▶ [Problem requirements]: Skipping all pictures, set down the lines of the listing from the first through the one with "const ref = useRef<HTMLDivElement>(null);".

◆ ◆ ◆ ◆ ◆ ◆ ◆

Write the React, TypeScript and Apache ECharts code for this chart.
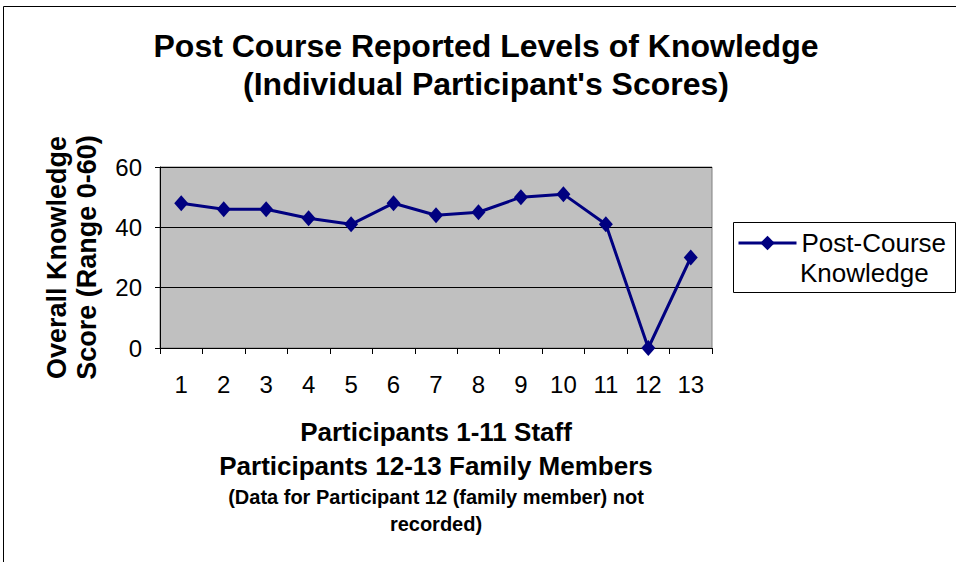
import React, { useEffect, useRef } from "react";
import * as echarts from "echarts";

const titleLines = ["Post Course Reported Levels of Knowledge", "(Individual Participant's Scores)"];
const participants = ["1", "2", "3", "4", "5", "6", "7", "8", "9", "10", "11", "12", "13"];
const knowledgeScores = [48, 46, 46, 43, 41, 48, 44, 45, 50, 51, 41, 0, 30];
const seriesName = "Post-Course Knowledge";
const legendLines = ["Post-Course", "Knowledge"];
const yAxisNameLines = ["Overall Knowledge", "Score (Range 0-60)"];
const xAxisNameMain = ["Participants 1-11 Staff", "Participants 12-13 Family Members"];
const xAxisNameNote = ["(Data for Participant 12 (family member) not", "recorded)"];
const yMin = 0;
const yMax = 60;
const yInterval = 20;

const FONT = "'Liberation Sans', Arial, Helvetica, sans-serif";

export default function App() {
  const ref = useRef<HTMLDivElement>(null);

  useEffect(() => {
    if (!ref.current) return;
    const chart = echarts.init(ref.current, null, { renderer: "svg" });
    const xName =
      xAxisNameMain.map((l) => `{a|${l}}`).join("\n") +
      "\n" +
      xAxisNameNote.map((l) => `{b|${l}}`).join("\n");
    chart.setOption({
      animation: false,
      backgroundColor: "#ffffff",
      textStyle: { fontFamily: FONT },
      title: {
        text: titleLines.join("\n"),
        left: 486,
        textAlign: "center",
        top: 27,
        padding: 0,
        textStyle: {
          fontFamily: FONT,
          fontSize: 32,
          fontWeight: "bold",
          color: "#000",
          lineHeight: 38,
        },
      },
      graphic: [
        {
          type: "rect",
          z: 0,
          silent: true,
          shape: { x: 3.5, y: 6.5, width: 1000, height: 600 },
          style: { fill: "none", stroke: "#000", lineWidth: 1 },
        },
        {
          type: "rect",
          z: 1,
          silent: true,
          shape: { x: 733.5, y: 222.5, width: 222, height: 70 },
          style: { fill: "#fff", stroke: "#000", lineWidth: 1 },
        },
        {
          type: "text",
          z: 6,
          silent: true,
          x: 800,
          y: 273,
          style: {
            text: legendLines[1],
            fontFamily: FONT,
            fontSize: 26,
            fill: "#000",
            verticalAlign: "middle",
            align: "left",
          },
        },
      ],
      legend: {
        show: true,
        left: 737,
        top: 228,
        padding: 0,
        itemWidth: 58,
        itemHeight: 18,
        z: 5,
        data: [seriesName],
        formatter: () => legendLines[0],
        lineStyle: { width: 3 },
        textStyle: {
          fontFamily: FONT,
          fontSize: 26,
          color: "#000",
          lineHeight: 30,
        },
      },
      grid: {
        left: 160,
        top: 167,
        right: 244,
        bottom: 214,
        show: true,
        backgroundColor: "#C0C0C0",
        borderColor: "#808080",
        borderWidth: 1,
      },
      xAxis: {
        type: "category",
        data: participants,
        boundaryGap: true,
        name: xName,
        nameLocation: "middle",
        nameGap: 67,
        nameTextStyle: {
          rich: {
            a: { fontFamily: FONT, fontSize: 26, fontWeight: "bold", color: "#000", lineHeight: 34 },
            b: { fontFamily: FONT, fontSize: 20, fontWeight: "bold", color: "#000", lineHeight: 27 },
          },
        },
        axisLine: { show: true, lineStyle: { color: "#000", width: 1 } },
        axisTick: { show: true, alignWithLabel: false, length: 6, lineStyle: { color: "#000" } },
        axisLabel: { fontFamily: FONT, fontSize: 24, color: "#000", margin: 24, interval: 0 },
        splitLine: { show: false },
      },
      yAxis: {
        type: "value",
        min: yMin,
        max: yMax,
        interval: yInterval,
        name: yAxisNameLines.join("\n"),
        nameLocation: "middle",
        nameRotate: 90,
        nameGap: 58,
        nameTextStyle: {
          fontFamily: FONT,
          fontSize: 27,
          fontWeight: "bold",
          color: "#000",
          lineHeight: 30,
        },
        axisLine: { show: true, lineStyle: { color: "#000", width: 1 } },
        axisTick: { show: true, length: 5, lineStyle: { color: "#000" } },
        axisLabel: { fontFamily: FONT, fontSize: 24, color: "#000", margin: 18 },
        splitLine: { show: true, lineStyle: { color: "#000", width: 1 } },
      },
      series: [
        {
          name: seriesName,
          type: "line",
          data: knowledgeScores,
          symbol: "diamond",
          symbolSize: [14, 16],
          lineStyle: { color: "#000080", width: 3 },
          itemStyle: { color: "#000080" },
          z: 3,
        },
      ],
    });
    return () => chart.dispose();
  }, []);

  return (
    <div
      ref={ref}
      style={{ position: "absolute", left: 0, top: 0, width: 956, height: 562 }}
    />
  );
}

◆ ◆ ◆ ◆ ◆ ◆ ◆

▶ [Solution to the problem]:
Write the React, TypeScript and Apache ECharts code for this chart.
import React, { useEffect, useRef } from "react";
import * as echarts from "echarts";

const titleLines = ["Post Course Reported Levels of Knowledge", "(Individual Participant's Scores)"];
const participants = ["1", "2", "3", "4", "5", "6", "7", "8", "9", "10", "11", "12", "13"];
const knowledgeScores = [48, 46, 46, 43, 41, 48, 44, 45, 50, 51, 41, 0, 30];
const seriesName = "Post-Course Knowledge";
const legendLines = ["Post-Course", "Knowledge"];
const yAxisNameLines = ["Overall Knowledge", "Score (Range 0-60)"];
const xAxisNameMain = ["Participants 1-11 Staff", "Participants 12-13 Family Members"];
const xAxisNameNote = ["(Data for Participant 12 (family member) not", "recorded)"];
const yMin = 0;
const yMax = 60;
const yInterval = 20;

const FONT = "'Liberation Sans', Arial, Helvetica, sans-serif";

export default function App() {
  const ref = useRef<HTMLDivElement>(null);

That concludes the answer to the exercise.